Keep the wording of each record exactly the same when you repeat it, and leave out pictures.
--- BEGIN Input data ---
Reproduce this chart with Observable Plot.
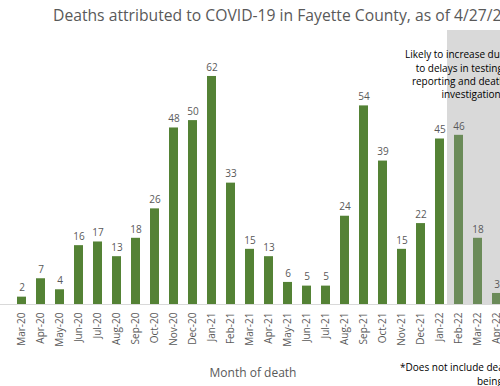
<!DOCTYPE html>
<html>
<head>
<meta charset="utf-8">
<script src="https://cdn.jsdelivr.net/npm/d3@7"></script>
<script src="https://cdn.jsdelivr.net/npm/@observablehq/plot@0.6"></script>
<style>
  html, body { margin: 0; padding: 0; background: #fff; overflow: hidden; width: 500px; height: 386px; }
  #wrap { position: relative; width: 500px; height: 386px; overflow: hidden; }
  #title { position: absolute; left: 53px; top: 4px; white-space: nowrap; font-family: "Open Sans", sans-serif; font-size: 15.7px; color: #595959; }
  #chart { position: absolute; left: 0; top: 30px; width: 517px; }
  #chart svg { max-width: none !important; }
  #xlabel { position: absolute; left: 153px; width: 200px; top: 365px; text-align: center; font-family: "Open Sans", sans-serif; font-size: 12px; line-height: 16px; color: #595959; }
  .foot { position: absolute; white-space: nowrap; font-family: "Open Sans", sans-serif; font-size: 10px; line-height: 14px; color: #000; }
</style>
</head>
<body>
<div id="wrap">
  <div id="title"></div>
  <div id="chart"></div>
  <div id="xlabel"></div>
  <div class="foot" id="foot1" style="left:400px; top:360px;"></div>
  <div class="foot" id="foot2" style="left:477px; top:374px;"></div>
</div>
<script>
const titleText = "Deaths attributed to COVID-19 in Fayette County, as of 4/27/22";
const months = ["Mar-20","Apr-20","May-20","Jun-20","Jul-20","Aug-20","Sep-20","Oct-20","Nov-20","Dec-20",
  "Jan-21","Feb-21","Mar-21","Apr-21","May-21","Jun-21","Jul-21","Aug-21","Sep-21","Oct-21","Nov-21","Dec-21",
  "Jan-22","Feb-22","Mar-22","Apr-22"];
const deaths = [2,7,4,16,17,13,18,26,48,50,62,33,15,13,6,5,5,24,54,39,15,22,45,46,18,3];
const shadedMonths = ["Feb-22","Mar-22","Apr-22"];
const noteLines = ["Likely to increase due", "to delays in testing,", "reporting and death", "investigations"];
const xLabel = "Month of death";
const footLines = ["*Does not include deaths currently", "being investigated"];

document.getElementById("title").textContent = titleText;
document.getElementById("xlabel").textContent = xLabel;
document.getElementById("foot1").textContent = footLines[0];
document.getElementById("foot2").textContent = footLines[1];

const data = months.map((m, i) => ({month: m, value: deaths[i], shaded: shadedMonths.includes(m)}));
const yMax = 74.5;

const chart = Plot.plot({
  width: 517,
  height: 356,
  marginTop: 0,
  marginBottom: 82,
  marginLeft: 0,
  marginRight: 0,
  style: {fontFamily: "Open Sans, sans-serif", fontSize: "10px", color: "#595959", background: "transparent", maxWidth: "none"},
  x: {domain: months, paddingInner: 0.55, paddingOuter: 0.71, label: null},
  y: {domain: [0, yMax], axis: null},
  marks: [
    Plot.barY(shadedMonths, {x: d => d, y1: d => 0, y2: d => yMax, fill: "#d9d9d9", insetLeft: -7, insetRight: -6}),
    Plot.ruleY([0], {stroke: "#d9d9d9", strokeWidth: 1}),
    Plot.barY(data, {x: "month", y: "value", fill: d => d.shaded ? "#6b8b59" : "#548235"}),
    Plot.text(data, {x: "month", y: "value", text: d => String(d.value), dy: -9, fill: "#595959", fontSize: 10}),
    Plot.axisX({tickSize: 0, tickPadding: 8, tickRotate: -90, fontSize: 10, fill: "#595959", label: null}),
    Plot.text([noteLines.join("\n")], {frameAnchor: "top-right", dx: -12, dy: 18.5, textAnchor: "end", lineAnchor: "top", lineHeight: 1.33, fontSize: 10, fill: "#000"})
  ]
});
document.getElementById("chart").appendChild(chart);
</script>
</body>
</html>
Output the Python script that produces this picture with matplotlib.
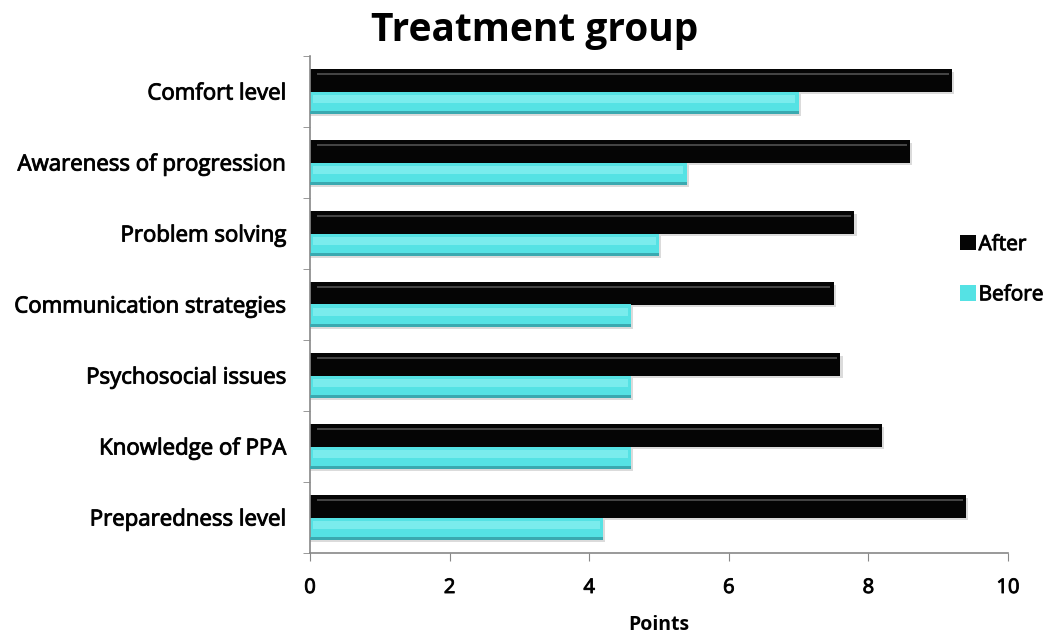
--- END Input data ---
> **Solved problem**
Reproduce this chart with Observable Plot.
<!DOCTYPE html>
<html>
<head>
<meta charset="utf-8">
<script src="https://cdn.jsdelivr.net/npm/d3@7"></script>
<script src="https://cdn.jsdelivr.net/npm/@observablehq/plot@0.6"></script>
<style>
  html, body { margin: 0; padding: 0; background: #fff; overflow: hidden; width: 500px; height: 386px; }
  #wrap { position: relative; width: 500px; height: 386px; overflow: hidden; }
  #title { position: absolute; left: 53px; top: 4px; white-space: nowrap; font-family: "Open Sans", sans-serif; font-size: 15.7px; color: #595959; }
  #chart { position: absolute; left: 0; top: 30px; width: 517px; }
  #chart svg { max-width: none !important; }
  #xlabel { position: absolute; left: 153px; width: 200px; top: 365px; text-align: center; font-family: "Open Sans", sans-serif; font-size: 12px; line-height: 16px; color: #595959; }
  .foot { position: absolute; white-space: nowrap; font-family: "Open Sans", sans-serif; font-size: 10px; line-height: 14px; color: #000; }
</style>
</head>
<body>
<div id="wrap">
  <div id="title"></div>
  <div id="chart"></div>
  <div id="xlabel"></div>
  <div class="foot" id="foot1" style="left:400px; top:360px;"></div>
  <div class="foot" id="foot2" style="left:477px; top:374px;"></div>
</div>
<script>
const titleText = "Deaths attributed to COVID-19 in Fayette County, as of 4/27/22";
const months = ["Mar-20","Apr-20","May-20","Jun-20","Jul-20","Aug-20","Sep-20","Oct-20","Nov-20","Dec-20",
  "Jan-21","Feb-21","Mar-21","Apr-21","May-21","Jun-21","Jul-21","Aug-21","Sep-21","Oct-21","Nov-21","Dec-21",
  "Jan-22","Feb-22","Mar-22","Apr-22"];
const deaths = [2,7,4,16,17,13,18,26,48,50,62,33,15,13,6,5,5,24,54,39,15,22,45,46,18,3];
const shadedMonths = ["Feb-22","Mar-22","Apr-22"];
const noteLines = ["Likely to increase due", "to delays in testing,", "reporting and death", "investigations"];
const xLabel = "Month of death";
const footLines = ["*Does not include deaths currently", "being investigated"];

document.getElementById("title").textContent = titleText;
document.getElementById("xlabel").textContent = xLabel;
document.getElementById("foot1").textContent = footLines[0];
document.getElementById("foot2").textContent = footLines[1];

const data = months.map((m, i) => ({month: m, value: deaths[i], shaded: shadedMonths.includes(m)}));
const yMax = 74.5;

const chart = Plot.plot({
  width: 517,
  height: 356,
  marginTop: 0,
  marginBottom: 82,
  marginLeft: 0,
  marginRight: 0,
  style: {fontFamily: "Open Sans, sans-serif", fontSize: "10px", color: "#595959", background: "transparent", maxWidth: "none"},
  x: {domain: months, paddingInner: 0.55, paddingOuter: 0.71, label: null},
  y: {domain: [0, yMax], axis: null},
  marks: [
    Plot.barY(shadedMonths, {x: d => d, y1: d => 0, y2: d => yMax, fill: "#d9d9d9", insetLeft: -7, insetRight: -6}),
    Plot.ruleY([0], {stroke: "#d9d9d9", strokeWidth: 1}),
    Plot.barY(data, {x: "month", y: "value", fill: d => d.shaded ? "#6b8b59" : "#548235"}),
    Plot.text(data, {x: "month", y: "value", text: d => String(d.value), dy: -9, fill: "#595959", fontSize: 10}),
    Plot.axisX({tickSize: 0, tickPadding: 8, tickRotate: -90, fontSize: 10, fill: "#595959", label: null}),
    Plot.text([noteLines.join("\n")], {frameAnchor: "top-right", dx: -12, dy: 18.5, textAnchor: "end", lineAnchor: "top", lineHeight: 1.33, fontSize: 10, fill: "#000"})
  ]
});
document.getElementById("chart").appendChild(chart);
</script>
</body>
</html>
Output the Python script that produces this picture with matplotlib.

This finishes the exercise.